■ WHAT YOU ARE ASKED TO DO ■
Across the entries below, how many lines contain the string "with"? Give only the count.

■ DATA TO PROCESS ■
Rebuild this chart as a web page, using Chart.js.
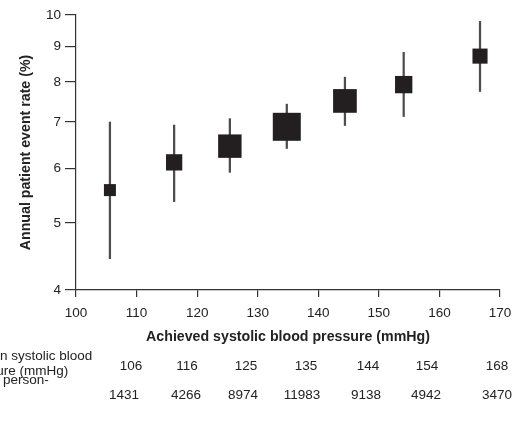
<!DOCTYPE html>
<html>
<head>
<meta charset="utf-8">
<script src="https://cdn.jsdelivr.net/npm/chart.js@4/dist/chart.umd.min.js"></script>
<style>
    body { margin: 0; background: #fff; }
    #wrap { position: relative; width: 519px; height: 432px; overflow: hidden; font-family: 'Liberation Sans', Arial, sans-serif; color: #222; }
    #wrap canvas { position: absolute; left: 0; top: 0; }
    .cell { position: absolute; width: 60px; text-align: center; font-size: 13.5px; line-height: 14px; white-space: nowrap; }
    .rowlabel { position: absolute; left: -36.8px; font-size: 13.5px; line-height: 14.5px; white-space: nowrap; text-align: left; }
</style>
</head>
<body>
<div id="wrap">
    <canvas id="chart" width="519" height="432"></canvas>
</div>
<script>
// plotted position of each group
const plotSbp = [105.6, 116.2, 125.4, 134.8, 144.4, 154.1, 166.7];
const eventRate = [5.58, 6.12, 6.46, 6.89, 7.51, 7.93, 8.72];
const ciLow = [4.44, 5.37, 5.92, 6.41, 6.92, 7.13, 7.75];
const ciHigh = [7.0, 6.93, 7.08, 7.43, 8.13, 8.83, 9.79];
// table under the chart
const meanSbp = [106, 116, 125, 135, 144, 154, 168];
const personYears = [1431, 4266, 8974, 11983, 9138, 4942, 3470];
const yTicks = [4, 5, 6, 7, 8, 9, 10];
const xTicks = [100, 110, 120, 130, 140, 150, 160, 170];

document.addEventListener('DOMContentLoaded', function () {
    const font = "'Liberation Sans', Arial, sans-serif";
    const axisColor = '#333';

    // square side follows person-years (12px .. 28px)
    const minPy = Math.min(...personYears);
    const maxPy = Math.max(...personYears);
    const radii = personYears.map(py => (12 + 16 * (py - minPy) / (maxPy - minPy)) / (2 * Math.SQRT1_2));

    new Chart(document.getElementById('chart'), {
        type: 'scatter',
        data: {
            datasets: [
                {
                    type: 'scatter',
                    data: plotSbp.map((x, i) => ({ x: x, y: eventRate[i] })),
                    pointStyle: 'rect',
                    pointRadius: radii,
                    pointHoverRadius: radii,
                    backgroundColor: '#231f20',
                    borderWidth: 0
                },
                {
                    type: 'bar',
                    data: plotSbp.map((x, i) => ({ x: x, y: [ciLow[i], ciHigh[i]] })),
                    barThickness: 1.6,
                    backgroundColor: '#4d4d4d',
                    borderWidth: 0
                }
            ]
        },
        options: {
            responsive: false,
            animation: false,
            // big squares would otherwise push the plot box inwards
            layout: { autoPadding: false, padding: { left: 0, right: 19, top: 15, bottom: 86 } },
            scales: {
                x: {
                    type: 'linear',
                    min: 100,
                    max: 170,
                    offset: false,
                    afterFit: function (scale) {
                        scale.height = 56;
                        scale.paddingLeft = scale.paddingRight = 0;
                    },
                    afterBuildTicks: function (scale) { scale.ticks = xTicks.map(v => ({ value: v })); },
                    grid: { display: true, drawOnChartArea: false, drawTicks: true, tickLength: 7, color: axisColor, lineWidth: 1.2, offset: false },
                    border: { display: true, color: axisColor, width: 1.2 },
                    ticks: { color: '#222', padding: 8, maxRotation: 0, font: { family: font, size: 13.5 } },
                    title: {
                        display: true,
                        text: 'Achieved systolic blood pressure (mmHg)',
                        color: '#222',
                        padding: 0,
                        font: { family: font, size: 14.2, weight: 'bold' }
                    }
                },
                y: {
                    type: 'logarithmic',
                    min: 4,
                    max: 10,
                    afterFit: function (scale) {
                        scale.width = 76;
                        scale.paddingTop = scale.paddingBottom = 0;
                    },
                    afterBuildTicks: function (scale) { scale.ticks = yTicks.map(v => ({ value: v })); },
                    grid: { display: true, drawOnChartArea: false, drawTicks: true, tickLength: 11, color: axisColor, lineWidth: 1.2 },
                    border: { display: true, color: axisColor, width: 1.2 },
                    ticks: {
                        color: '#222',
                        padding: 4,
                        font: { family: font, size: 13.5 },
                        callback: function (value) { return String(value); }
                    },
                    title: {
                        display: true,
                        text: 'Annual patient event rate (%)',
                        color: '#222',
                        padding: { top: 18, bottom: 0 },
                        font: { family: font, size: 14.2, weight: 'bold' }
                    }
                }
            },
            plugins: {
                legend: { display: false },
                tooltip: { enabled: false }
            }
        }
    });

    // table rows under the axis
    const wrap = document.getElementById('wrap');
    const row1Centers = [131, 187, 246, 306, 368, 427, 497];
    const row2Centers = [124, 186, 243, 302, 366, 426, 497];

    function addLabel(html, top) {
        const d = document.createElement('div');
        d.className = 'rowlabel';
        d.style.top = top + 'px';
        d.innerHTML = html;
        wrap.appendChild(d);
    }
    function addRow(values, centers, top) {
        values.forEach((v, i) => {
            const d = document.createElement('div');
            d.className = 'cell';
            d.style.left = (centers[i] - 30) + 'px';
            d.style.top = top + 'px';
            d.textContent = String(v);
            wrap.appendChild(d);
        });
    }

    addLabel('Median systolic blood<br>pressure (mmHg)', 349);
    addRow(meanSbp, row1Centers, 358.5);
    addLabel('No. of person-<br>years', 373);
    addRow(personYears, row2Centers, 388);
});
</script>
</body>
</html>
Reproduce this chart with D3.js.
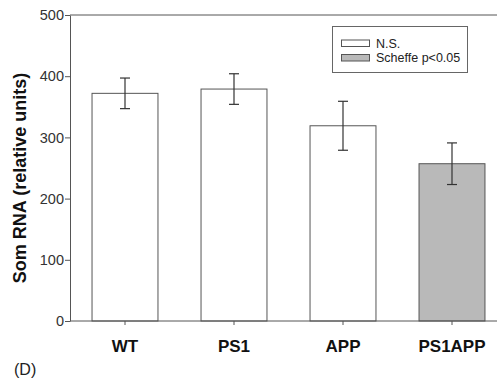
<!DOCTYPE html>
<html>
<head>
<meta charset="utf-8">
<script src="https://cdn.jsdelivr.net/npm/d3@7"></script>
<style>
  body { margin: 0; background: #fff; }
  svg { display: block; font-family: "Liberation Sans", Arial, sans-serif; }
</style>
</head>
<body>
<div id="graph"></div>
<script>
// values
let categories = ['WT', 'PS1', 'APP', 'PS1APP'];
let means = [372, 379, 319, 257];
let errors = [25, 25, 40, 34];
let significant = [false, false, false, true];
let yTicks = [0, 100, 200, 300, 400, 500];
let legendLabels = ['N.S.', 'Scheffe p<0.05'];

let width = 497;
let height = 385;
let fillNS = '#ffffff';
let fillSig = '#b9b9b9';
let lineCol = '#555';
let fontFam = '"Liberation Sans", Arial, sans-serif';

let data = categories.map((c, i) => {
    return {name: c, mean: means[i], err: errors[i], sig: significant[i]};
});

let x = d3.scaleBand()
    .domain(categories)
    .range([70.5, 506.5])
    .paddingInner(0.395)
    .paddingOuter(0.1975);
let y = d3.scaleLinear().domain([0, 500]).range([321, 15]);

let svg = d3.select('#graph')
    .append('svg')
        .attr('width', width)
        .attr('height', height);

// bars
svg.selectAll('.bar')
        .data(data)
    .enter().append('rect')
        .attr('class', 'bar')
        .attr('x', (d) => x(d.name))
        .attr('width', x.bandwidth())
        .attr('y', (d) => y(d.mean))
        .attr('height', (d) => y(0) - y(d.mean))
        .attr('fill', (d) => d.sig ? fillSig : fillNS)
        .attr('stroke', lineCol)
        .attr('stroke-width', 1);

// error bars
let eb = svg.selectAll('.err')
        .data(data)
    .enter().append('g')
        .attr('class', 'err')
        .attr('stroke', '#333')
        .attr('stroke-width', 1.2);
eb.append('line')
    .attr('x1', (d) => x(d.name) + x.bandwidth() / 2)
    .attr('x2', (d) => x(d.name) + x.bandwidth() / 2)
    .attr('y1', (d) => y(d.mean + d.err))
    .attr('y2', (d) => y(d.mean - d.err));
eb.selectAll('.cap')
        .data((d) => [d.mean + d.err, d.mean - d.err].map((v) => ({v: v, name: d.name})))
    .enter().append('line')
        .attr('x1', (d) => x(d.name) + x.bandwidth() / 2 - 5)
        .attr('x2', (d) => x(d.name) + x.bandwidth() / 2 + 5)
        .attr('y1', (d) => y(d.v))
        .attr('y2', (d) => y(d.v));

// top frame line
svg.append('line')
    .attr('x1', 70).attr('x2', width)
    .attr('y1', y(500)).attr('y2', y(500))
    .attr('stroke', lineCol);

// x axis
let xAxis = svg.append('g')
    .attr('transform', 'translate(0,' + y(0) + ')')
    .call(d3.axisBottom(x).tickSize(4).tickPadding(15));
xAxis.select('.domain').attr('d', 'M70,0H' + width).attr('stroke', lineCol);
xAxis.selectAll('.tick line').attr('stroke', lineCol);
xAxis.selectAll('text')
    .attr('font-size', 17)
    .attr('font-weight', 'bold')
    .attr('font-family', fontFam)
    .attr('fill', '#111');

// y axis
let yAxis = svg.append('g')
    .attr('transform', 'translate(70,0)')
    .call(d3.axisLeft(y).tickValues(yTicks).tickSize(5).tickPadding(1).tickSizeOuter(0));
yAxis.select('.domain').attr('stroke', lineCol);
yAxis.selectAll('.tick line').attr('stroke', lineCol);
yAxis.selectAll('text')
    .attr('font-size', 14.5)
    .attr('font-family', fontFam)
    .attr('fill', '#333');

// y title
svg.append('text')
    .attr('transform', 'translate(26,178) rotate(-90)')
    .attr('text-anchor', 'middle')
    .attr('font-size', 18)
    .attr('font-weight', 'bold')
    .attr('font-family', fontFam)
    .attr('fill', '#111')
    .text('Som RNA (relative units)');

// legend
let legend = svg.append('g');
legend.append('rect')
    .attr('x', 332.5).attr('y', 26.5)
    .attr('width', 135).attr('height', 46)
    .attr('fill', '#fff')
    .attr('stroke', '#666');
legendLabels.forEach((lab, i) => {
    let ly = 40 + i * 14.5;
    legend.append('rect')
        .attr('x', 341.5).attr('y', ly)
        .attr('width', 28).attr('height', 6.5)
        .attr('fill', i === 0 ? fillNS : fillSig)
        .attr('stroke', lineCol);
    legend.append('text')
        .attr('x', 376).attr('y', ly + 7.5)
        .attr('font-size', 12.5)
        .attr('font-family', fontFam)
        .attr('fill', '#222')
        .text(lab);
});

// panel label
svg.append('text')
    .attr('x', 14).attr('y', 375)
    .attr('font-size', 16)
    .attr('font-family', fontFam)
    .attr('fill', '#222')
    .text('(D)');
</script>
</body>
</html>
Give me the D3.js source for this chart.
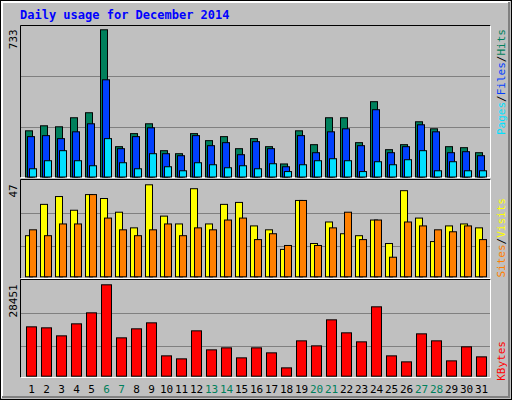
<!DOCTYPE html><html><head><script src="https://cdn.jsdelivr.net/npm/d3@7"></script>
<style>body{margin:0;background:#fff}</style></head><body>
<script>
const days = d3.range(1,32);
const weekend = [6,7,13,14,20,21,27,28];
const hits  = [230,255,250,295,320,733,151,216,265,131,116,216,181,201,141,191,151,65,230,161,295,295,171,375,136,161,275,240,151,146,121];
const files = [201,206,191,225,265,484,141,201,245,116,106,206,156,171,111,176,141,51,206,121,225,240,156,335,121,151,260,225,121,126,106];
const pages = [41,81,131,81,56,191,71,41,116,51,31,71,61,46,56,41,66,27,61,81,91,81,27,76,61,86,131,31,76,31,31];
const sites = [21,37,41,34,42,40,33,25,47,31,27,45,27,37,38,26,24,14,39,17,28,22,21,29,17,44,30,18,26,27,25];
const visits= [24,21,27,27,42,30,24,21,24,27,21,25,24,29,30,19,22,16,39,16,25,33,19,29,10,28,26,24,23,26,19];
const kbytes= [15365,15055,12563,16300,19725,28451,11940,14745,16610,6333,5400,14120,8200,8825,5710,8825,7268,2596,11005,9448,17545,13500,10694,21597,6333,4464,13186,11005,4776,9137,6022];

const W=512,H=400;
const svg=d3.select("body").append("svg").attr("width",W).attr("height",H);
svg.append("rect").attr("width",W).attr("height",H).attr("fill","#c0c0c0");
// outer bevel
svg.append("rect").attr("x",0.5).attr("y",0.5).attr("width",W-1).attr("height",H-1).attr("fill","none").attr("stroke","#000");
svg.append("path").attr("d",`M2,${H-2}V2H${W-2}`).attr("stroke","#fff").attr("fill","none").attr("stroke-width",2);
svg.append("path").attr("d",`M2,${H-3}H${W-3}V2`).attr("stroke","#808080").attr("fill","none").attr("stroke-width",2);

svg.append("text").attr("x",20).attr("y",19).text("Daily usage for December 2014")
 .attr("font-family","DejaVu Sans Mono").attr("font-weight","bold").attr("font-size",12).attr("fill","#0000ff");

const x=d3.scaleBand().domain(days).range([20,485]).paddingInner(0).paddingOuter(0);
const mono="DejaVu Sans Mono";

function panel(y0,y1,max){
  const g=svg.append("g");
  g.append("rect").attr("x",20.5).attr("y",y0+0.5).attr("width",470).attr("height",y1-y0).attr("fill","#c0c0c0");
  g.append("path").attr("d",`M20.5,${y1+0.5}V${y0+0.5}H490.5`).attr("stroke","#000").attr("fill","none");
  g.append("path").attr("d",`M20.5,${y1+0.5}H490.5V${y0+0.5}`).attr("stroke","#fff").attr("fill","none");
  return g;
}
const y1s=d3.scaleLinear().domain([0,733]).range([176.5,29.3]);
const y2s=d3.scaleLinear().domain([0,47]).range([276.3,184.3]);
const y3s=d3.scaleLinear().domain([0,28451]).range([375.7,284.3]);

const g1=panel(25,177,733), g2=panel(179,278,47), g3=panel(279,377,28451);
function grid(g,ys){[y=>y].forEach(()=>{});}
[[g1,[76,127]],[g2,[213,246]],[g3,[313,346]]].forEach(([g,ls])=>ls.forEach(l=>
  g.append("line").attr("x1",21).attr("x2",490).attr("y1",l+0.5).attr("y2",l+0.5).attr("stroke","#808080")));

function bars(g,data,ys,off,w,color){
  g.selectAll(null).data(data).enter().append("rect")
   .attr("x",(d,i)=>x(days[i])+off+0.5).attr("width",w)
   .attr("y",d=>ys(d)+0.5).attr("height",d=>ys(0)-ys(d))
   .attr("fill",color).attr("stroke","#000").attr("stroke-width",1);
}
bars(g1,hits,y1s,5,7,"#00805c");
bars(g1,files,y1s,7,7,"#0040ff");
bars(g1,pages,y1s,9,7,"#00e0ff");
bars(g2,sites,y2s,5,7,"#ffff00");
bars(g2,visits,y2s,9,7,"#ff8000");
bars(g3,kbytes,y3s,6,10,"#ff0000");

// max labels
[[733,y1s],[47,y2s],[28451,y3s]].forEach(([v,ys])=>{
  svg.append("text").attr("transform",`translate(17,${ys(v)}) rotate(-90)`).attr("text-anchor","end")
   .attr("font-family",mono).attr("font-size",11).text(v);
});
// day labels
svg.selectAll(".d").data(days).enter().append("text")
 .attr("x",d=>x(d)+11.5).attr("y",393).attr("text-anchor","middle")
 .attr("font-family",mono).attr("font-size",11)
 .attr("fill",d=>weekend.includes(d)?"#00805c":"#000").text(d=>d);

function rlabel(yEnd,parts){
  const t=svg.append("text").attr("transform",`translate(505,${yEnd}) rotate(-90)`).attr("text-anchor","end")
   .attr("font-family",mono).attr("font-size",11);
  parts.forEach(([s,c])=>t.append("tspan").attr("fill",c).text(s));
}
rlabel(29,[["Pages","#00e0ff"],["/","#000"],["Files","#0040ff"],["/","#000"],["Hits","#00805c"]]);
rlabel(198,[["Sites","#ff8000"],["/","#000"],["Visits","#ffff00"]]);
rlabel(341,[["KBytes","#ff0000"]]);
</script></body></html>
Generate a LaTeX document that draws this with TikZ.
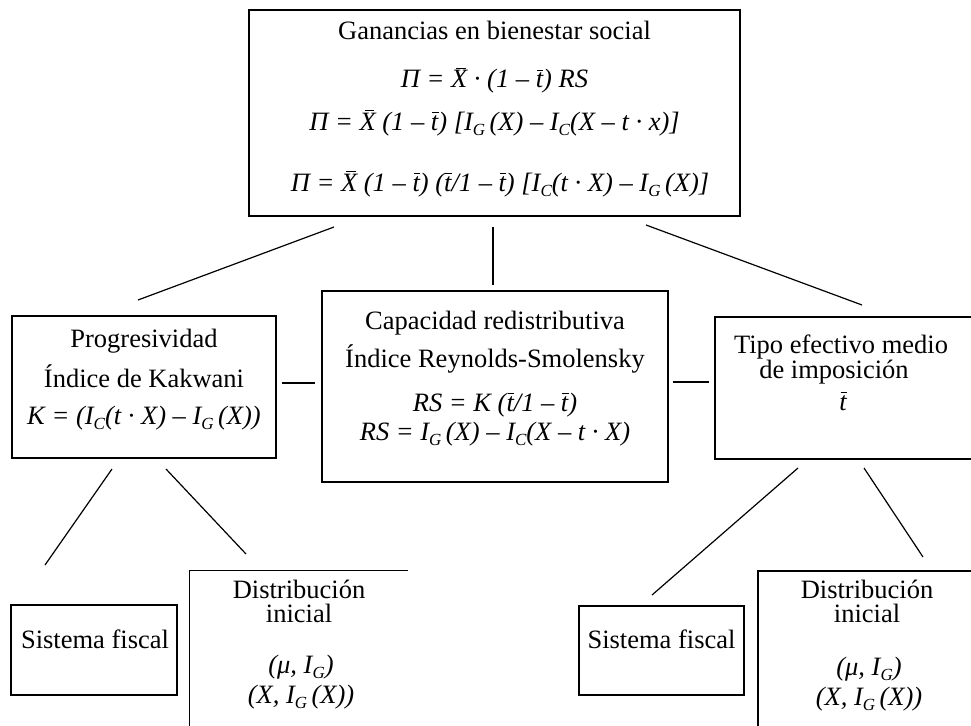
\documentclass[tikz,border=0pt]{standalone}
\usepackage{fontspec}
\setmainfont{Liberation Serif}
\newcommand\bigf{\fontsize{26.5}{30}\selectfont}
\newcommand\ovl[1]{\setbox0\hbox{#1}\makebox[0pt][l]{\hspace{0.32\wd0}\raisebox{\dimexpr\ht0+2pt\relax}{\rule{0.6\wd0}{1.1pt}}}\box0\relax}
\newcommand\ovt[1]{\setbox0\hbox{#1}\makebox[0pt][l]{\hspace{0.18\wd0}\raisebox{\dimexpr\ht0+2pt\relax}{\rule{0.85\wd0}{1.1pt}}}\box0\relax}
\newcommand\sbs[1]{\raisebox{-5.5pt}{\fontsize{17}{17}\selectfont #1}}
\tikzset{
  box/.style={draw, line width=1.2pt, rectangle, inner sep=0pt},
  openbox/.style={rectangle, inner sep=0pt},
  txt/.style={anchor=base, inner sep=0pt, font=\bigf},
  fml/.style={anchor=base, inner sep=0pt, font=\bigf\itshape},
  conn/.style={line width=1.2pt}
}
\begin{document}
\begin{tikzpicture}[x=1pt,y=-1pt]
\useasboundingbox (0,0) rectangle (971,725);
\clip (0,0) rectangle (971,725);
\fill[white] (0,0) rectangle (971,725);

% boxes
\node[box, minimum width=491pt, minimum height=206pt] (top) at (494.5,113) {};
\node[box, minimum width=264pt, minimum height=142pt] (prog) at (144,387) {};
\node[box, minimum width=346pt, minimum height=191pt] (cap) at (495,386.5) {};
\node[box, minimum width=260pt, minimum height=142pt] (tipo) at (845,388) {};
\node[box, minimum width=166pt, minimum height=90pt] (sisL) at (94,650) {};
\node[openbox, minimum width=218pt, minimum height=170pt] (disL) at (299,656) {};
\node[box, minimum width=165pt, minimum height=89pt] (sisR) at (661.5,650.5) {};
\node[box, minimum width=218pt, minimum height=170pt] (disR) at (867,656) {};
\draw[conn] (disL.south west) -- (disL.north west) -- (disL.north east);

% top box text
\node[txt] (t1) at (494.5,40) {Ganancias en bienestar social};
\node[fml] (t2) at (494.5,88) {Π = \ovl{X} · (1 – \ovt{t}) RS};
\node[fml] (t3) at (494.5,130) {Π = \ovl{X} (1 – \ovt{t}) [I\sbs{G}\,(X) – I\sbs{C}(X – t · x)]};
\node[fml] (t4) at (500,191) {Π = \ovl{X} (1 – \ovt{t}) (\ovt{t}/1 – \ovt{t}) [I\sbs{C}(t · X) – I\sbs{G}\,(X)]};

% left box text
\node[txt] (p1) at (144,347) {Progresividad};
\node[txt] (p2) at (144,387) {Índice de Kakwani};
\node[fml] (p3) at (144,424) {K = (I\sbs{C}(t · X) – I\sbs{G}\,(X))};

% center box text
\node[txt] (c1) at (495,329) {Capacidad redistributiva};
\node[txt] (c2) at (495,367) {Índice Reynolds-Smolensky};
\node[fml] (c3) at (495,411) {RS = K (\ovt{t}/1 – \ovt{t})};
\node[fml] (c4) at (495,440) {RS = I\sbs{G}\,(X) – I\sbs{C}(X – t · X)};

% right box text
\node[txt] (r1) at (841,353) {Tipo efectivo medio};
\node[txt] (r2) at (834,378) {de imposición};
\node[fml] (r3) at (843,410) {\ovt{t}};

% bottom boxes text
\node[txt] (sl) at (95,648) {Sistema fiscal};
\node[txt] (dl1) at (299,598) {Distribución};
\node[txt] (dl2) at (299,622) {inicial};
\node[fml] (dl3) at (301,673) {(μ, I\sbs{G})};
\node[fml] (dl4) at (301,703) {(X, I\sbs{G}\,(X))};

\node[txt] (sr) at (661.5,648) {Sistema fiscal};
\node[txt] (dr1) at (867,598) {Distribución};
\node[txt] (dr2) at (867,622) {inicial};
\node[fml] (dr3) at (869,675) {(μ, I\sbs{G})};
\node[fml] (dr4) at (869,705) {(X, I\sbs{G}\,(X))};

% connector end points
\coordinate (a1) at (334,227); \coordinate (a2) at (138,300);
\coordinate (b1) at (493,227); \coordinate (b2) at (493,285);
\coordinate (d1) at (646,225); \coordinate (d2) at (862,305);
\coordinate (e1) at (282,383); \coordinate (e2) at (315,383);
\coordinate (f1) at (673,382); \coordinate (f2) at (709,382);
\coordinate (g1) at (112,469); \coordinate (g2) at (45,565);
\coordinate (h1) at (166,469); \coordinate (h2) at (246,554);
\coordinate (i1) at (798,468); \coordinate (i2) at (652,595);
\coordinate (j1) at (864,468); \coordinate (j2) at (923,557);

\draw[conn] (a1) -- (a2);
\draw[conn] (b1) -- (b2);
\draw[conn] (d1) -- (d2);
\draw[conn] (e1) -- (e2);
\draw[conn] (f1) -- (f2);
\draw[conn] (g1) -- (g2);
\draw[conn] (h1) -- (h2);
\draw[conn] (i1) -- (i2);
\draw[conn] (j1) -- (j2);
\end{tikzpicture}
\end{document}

■ SOLUTION TO THIS PROBLEM ■
2